This weekend’s  Guardian  colour supplement had this on its front cover “I’m a feminist. I count calories 24/7. Thinking about food takes up more energy than my career. Do I have an eating disorder?”  by Rhiannon Lucy Cosslett.

cross stitch biscuits


This  led me to think about Caren Garfen’s work,  recently shown  at the knitting and stitching show. Described rather dryly on their web site thus: ‘Creating pieces relating to women’s issues in the 21st Century, Caren uses hand stitching and silkscreen printing to convey messages on gender politics.’


food fads

As many parts of the world starve , we in the west are obsessed with food and at the same time many of us are getting fatter. There seems to be a weird dichotomy between watching cookery shows, such as Master Chef, and  the Great British Bake off whilst  at the same time  having an obsession with dieting and calorie counting. Caren’s work sums it up issues

tape measure

guilty feelings

As I finish this blog post, admiring the work of a thought provoking artist, it feels very sad that Susie Orbach wrote Fat is a Femanist issue in 1978, and we still don’t appear to have made any progress.

For those of you who don’t know Susie Orbach’s work there is a concise piece in the guardian written by Emily Wilson in 2005

Orbach throws out old-fashioned notions of fat being the price one must pay for a life of greed and sloth. She proposes a vastly more complex thesis: namely, that gender inequality makes women fat. “For many women, compulsive eating and being fat have become one way to avoid being marketed or seen as the ideal woman,” she writes. In other words, what your fat says about you, is: “Screw you!” “Fat expresses a rebellion against the powerlessness of the woman,” says Orbach.

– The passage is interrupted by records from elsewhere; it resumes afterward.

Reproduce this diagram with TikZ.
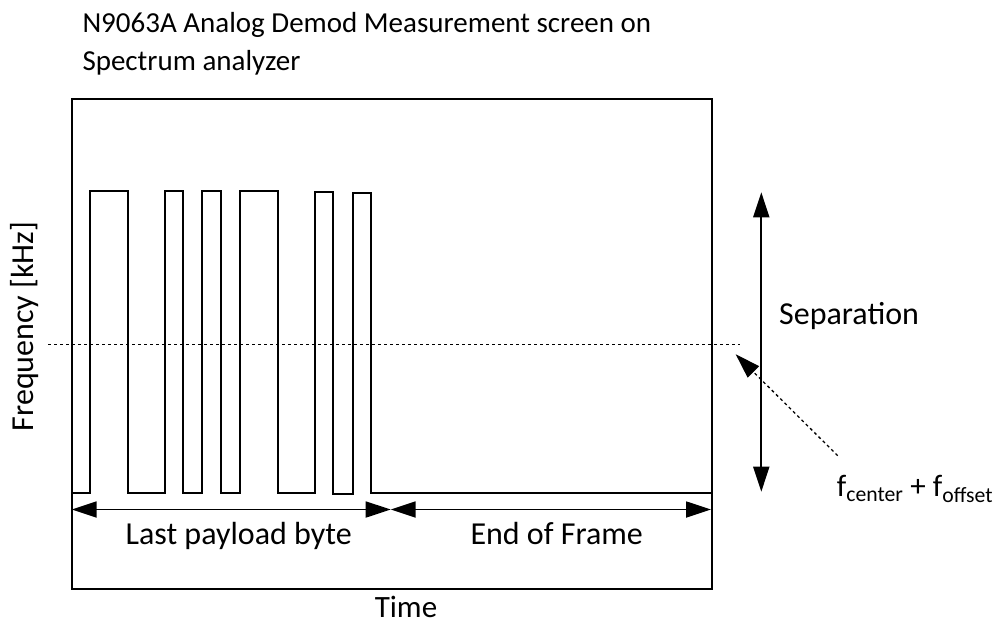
\documentclass[tikz,border=0pt]{standalone}
\usepackage{fontspec}
\setmainfont{Carlito}
\usetikzlibrary{arrows.meta}

\tikzset{
  frame/.style={line width=2pt},
  trace/.style={line width=1.8pt, line join=miter},
  dimarrow/.style={line width=1.8pt, {Triangle[length=25pt,width=16pt]}-{Triangle[length=25pt,width=16pt]}},
  onearrow/.style={line width=1.3pt, dash pattern=on 3pt off 3pt, -{Triangle[length=25pt,width=16pt]}},
  refline/.style={line width=1.3pt, dash pattern=on 3pt off 3pt},
  label/.style={inner sep=0pt, font=\fontsize{32}{38}\selectfont},
  titletext/.style={inner sep=0pt, anchor=base west, font=\fontsize{29}{35}\selectfont},
}

\begin{document}
\begin{tikzpicture}[x=1pt, y=-1pt]
\useasboundingbox (0,0) rectangle (995,624);

% title
\node[titletext] (title1) at (82.3,32.3) {N9063A Analog Demod Measurement screen on};
\node[titletext] (title2) at (82.3,70) {Spectrum analyzer};

% display frame
\draw[frame] (71.5,98.8) rectangle (712.3,589);

% demodulated frequency trace
\draw[trace] (71.7,493.3) -- (89.7,493.3) -- (89.7,191) -- (127.7,191) -- (127.7,493.3)
  -- (164.7,493.3) -- (164.7,191) -- (183.3,191) -- (183.3,493.3)
  -- (202.3,493.3) -- (202.3,191) -- (221,191) -- (221,493.3)
  -- (240,493.3) -- (240,191) -- (277.7,191) -- (277.7,493.3)
  -- (315,493.3) -- (315,192) -- (333.3,192) -- (333.3,494)
  -- (352.7,494) -- (352.7,192.7) -- (371,192.7) -- (371,493.3)
  -- (712,493.3);

% centre frequency reference line
\coordinate (refL) at (48,344.3);
\coordinate (refR) at (740,344.3);
\draw[refline] (refL) -- (refR);

% time spans
\coordinate (spanA) at (71.7,509.5);
\coordinate (spanB) at (390.7,509.5);
\coordinate (spanC) at (711,509.5);
\draw[dimarrow] (spanA) -- (spanB);
\draw[dimarrow] (spanB) -- (spanC);
\node[label, anchor=base] (payload) at (238.7,544.3) {Last payload byte};
\node[label, anchor=base] (eof) at (556.7,544.3) {End of Frame};

% axis labels
\node[label, anchor=base, text depth=0pt, font=\fontsize{31}{36}\selectfont] (time) at (406,617.5) {Time};
\node[label, anchor=base, rotate=90] (freq) at (33.3,326.5) {Frequency [kHz]};

% frequency separation
\coordinate (sepTop) at (761.3,192.3);
\coordinate (sepBot) at (761.3,491.7);
\draw[dimarrow] (sepTop) -- (sepBot);
\node[label, anchor=base west] (sep) at (779,324) {Separation};

% centre + offset annotation
\node[label, anchor=base west, font=\fontsize{31}{37}\selectfont] (fc) at (836.7,496) {f\textsubscript{center} + f\textsubscript{offset}};
\coordinate (fcTail) at (837.7,455.7);
\coordinate (fcTip) at (735.7,354.3);
\draw[onearrow] (fcTail) -- (fcTip);
\end{tikzpicture}
\end{document}
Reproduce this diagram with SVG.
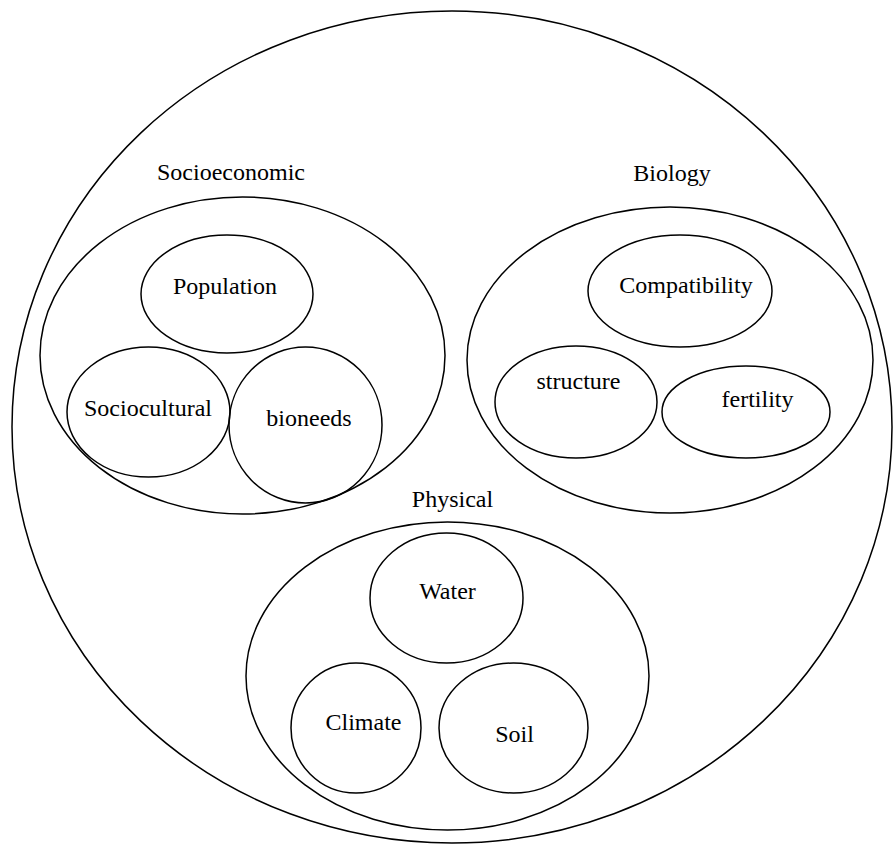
<svg xmlns="http://www.w3.org/2000/svg" width="895" height="846" viewBox="0 0 895 846">
<style>
.s{fill:none;stroke:#000;stroke-width:1.5}
.t{font-family:"Liberation Serif","Times New Roman",serif;font-size:24px;fill:#000;text-anchor:middle}
</style>
<rect width="895" height="846" fill="#fff"/>
<g id="outer"><ellipse class="s" cx="452" cy="427" rx="440" ry="416"/></g>
<g id="socioeconomic">
<text class="t" x="231" y="180">Socioeconomic</text>
<ellipse class="s" cx="242.5" cy="355.5" rx="202.5" ry="158.5"/>
</g>
<g id="population"><ellipse class="s" cx="227" cy="294" rx="86" ry="59"/><text class="t" x="225" y="294">Population</text></g>
<g id="sociocultural"><ellipse class="s" cx="148.5" cy="412" rx="81.5" ry="65"/><text class="t" x="148" y="416">Sociocultural</text></g>
<g id="bioneeds"><ellipse class="s" cx="305.5" cy="425" rx="76.5" ry="78"/><text class="t" x="309" y="426">bioneeds</text></g>
<g id="biology">
<text class="t" x="672" y="181">Biology</text>
<ellipse class="s" cx="670" cy="360" rx="203" ry="153"/>
</g>
<g id="compatibility"><ellipse class="s" cx="680" cy="291" rx="92" ry="56"/><text class="t" x="686" y="293">Compatibility</text></g>
<g id="structure"><ellipse class="s" cx="576" cy="402" rx="81" ry="56"/><text class="t" x="578.5" y="389">structure</text></g>
<g id="fertility"><ellipse class="s" cx="746" cy="412" rx="84" ry="46"/><text class="t" x="757.5" y="407">fertility</text></g>
<g id="physical">
<text class="t" x="452.5" y="507">Physical</text>
<ellipse class="s" cx="447.5" cy="676" rx="201.5" ry="154"/>
</g>
<g id="water"><ellipse class="s" cx="446.5" cy="598" rx="76.5" ry="65"/><text class="t" x="447.5" y="599">Water</text></g>
<g id="climate"><ellipse class="s" cx="356" cy="728" rx="65" ry="65"/><text class="t" x="363.5" y="730">Climate</text></g>
<g id="soil"><ellipse class="s" cx="513.5" cy="728" rx="74.5" ry="65"/><text class="t" x="514.5" y="742">Soil</text></g>
</svg>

She postulates that women get fat because it means they will be taken more “seriously in their working lives outside the home”. If they lose weight, they “find themselves being treated frivolously by their male colleagues”. Others do it to de-sexualise themselves; others to avoid competition with other women; others because of their mother’s own bonkers relationship with food.

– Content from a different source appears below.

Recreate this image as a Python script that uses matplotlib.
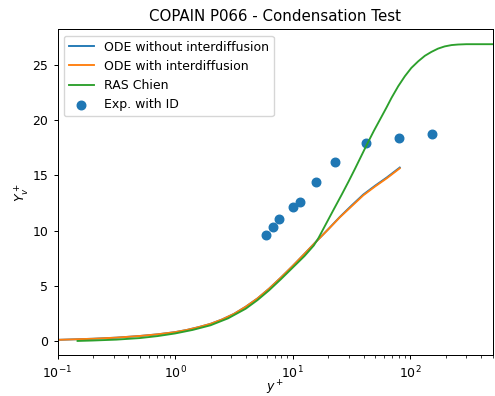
import matplotlib
matplotlib.use("Agg")
import matplotlib.pyplot as plt

# ODE without interdiffusion (y+, Y_v+)
ode_no_x = [0.1, 0.2, 0.316, 0.5, 0.708, 1.0, 1.26, 1.58, 2.0, 2.51, 3.16, 3.98, 5.01, 6.31, 7.94, 10.0, 12.6, 15.8, 20.0, 25.1, 31.6, 39.8, 50.1, 63.1, 81.3]
ode_no_y = [0.10, 0.20, 0.30, 0.45, 0.60, 0.80, 1.00, 1.25, 1.55, 1.95, 2.45, 3.10, 3.85, 4.75, 5.75, 6.80, 7.90, 9.00, 10.12, 11.23, 12.27, 13.27, 14.07, 14.82, 15.72]

# ODE with interdiffusion
ode_id_x = [0.1, 0.2, 0.316, 0.5, 0.708, 1.0, 1.26, 1.58, 2.0, 2.51, 3.16, 3.98, 5.01, 6.31, 7.94, 10.0, 12.6, 15.8, 20.0, 25.1, 31.6, 39.8, 50.1, 63.1, 81.3]
ode_id_y = [0.10, 0.20, 0.30, 0.45, 0.60, 0.80, 1.00, 1.25, 1.55, 1.95, 2.45, 3.10, 3.85, 4.75, 5.75, 6.80, 7.90, 9.00, 10.10, 11.20, 12.20, 13.20, 14.00, 14.75, 15.65]

# RAS Chien
ras_x = [0.148, 0.2, 0.316, 0.5, 0.708, 1.0, 1.41, 2.0, 2.82, 3.98, 5.01, 6.31, 7.94, 10.0, 12.6, 15.1, 16.6, 18.3, 22.0, 26.2, 30.0, 34.0, 38.0, 42.7, 49.0, 56.4, 63.0, 69.3, 79.0, 89.9, 102, 116.7, 133, 151, 172, 196, 224, 254, 300, 400, 500]
ras_y = [0.0, 0.04, 0.12, 0.26, 0.44, 0.68, 1.0, 1.42, 2.05, 2.92, 3.7, 4.6, 5.6, 6.65, 7.7, 8.65, 9.35, 10.2, 11.8, 13.3, 14.5, 15.65, 16.7, 17.8, 19.05, 20.25, 21.2, 22.05, 23.1, 24.0, 24.75, 25.35, 25.85, 26.2, 26.5, 26.7, 26.82, 26.87, 26.9, 26.9, 26.9]

# Experimental data with interdiffusion
exp_x = [5.89, 6.75, 7.67, 9.96, 11.55, 15.7, 22.8, 42.1, 79.4, 154]
exp_y = [9.60, 10.33, 11.08, 12.11, 12.59, 14.40, 16.19, 17.93, 18.41, 18.72]

s = 0.9
plt.rcParams.update({
    "font.size": 10 * s,
    "axes.titlesize": 12 * s,
    "axes.labelsize": 10 * s,
    "xtick.labelsize": 10 * s,
    "ytick.labelsize": 10 * s,
    "legend.fontsize": 10 * s,
    "lines.linewidth": 1.5 * s,
    "axes.linewidth": 0.8 * s,
    "xtick.major.size": 3.5 * s,
    "ytick.major.size": 3.5 * s,
    "xtick.minor.size": 2 * s,
    "xtick.major.width": 0.8 * s,
    "ytick.major.width": 0.8 * s,
    "xtick.minor.width": 0.6 * s,
})

fig = plt.figure(figsize=(4.95, 3.96), dpi=100)
ax = fig.add_axes([0.1162, 0.1028, 0.8788, 0.8232])

ax.plot(ode_no_x, ode_no_y, color="#1f77b4", label="ODE without interdiffusion")
ax.plot(ode_id_x, ode_id_y, color="#ff7f0e", label="ODE with interdiffusion")
ax.plot(ras_x, ras_y, color="#2ca02c", label="RAS Chien")
ax.scatter(exp_x, exp_y, s=38, color="#1f77b4", label="Exp. with ID")

ax.set_xscale("log")
ax.set_xlim(0.1, 500)
ax.set_ylim(-1.3, 28.25)
ax.set_title("COPAIN P066 - Condensation Test")
ax.set_xlabel("$y^+$", labelpad=-2)
ax.set_ylabel("$Y_v^+$", labelpad=1)
ax.legend(loc="upper left")

fig.savefig("out.png", dpi=100)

Orbach argues that while fat women may think that they are desperate to lose weight, they subconsciously harbour the “desire to get fat”. Whether they know it or not, they enjoy the topsy-turvy advantages that their layers of fat offer them. But the price they pay is a high one. She gently un-picks the “very, very painful activity” that is compulsive eating. “Above all, the fat woman wants to hide,” she says. “Paradoxically, her lot in life is to be perpetually noticed.”